Moreover, it is essential to recognize that the trajectory of Guarantees of Origin (GO) prices may experience further acceleration due to the implementation of the ESRS reporting standard. This standard mandates large and medium-sized public companies to report their emissions, introducing a broader spectrum of entities into the realm of emissions transparency. As these organizations comply with the ESRS reporting requirements, an anticipatable consequence is a notable surge in overall demand for GO certificates, particularly within the timeframe spanning 2025 to 2027.
The Guarantees of Origin (GO) market relies heavily on renewable electricity production, with hydropower representing over half of the issued certificates. The market’s trajectory and pricing dynamics are intricately tied to hydropower conditions. Recognising this dependence is crucial in the GO market.
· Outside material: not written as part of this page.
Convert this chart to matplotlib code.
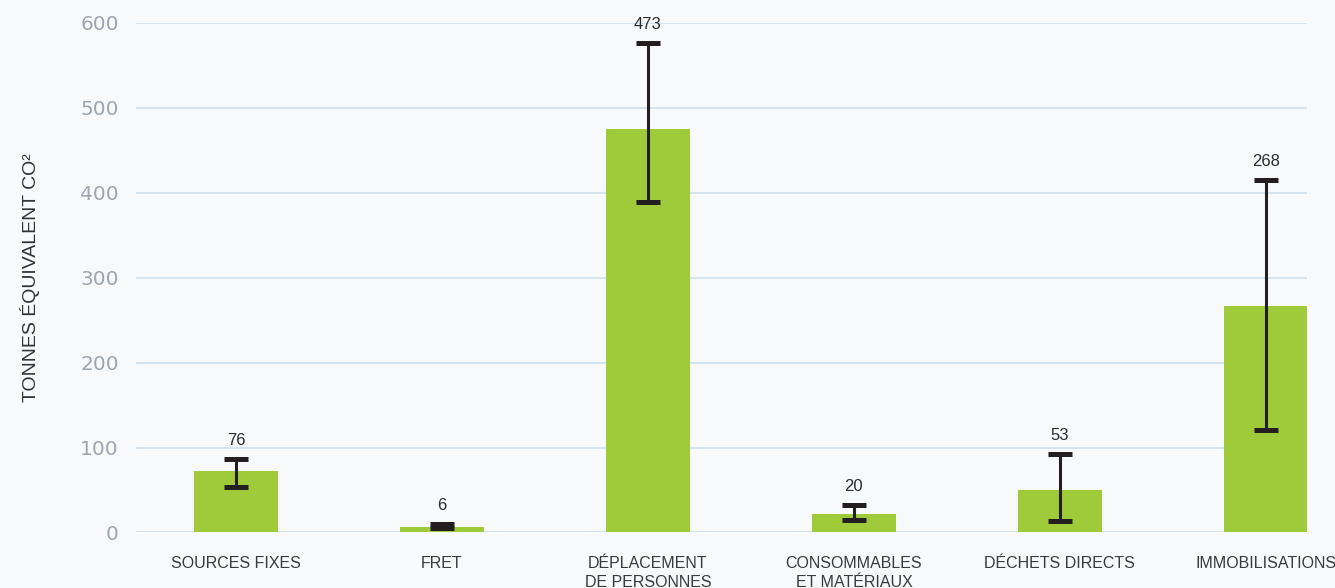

Therefore, it is anticipated that due to the new RE100 rules, Guarantees of Origin (GO) prices from newly established assets, i.e. wind and solar, may persist above the 5 EUR/MWh threshold. In contrast, EU Hydro GOs may exhibit a downward trend, potentially reaching the 2-3 EUR/MWh range.
While the Guarantees of Origin (GO) prices in 2024 may exhibit a degree of stagnation, the outlook for GO prices from Calendar Year 2025 onwards appears to be on a distinctly upward trajectory.
It’s important to note that alongside the anticipated surge in demand for Guarantees of Origin (GO) certificates, the supply of GOs is also expected to increase in the coming years. This uptick in both demand and supply dynamics should serve as a mitigating factor against significant and volatile swings in GO prices. Therefore, it is anticipated that the market price volatility will be moderated.
While the evolving landscape, driven by new regulations and sustainability initiatives, may propel demand upward, the parallel increase in the availability of GOs can act as a stabilising force.
This balanced growth in supply and demand underscores a potential scenario where, despite heightened market activity, GO prices may experience more gradual and controlled fluctuations, fostering a more stable pricing environment in the renewable energy certificate market.
The information provided above is for informational purposes only and should not be construed as official advice. Market dynamics are subject to various unpredictable factors, and individual circumstances may vary. Please seek professional advice and conduct thorough assessments before making any financial or strategic decisions.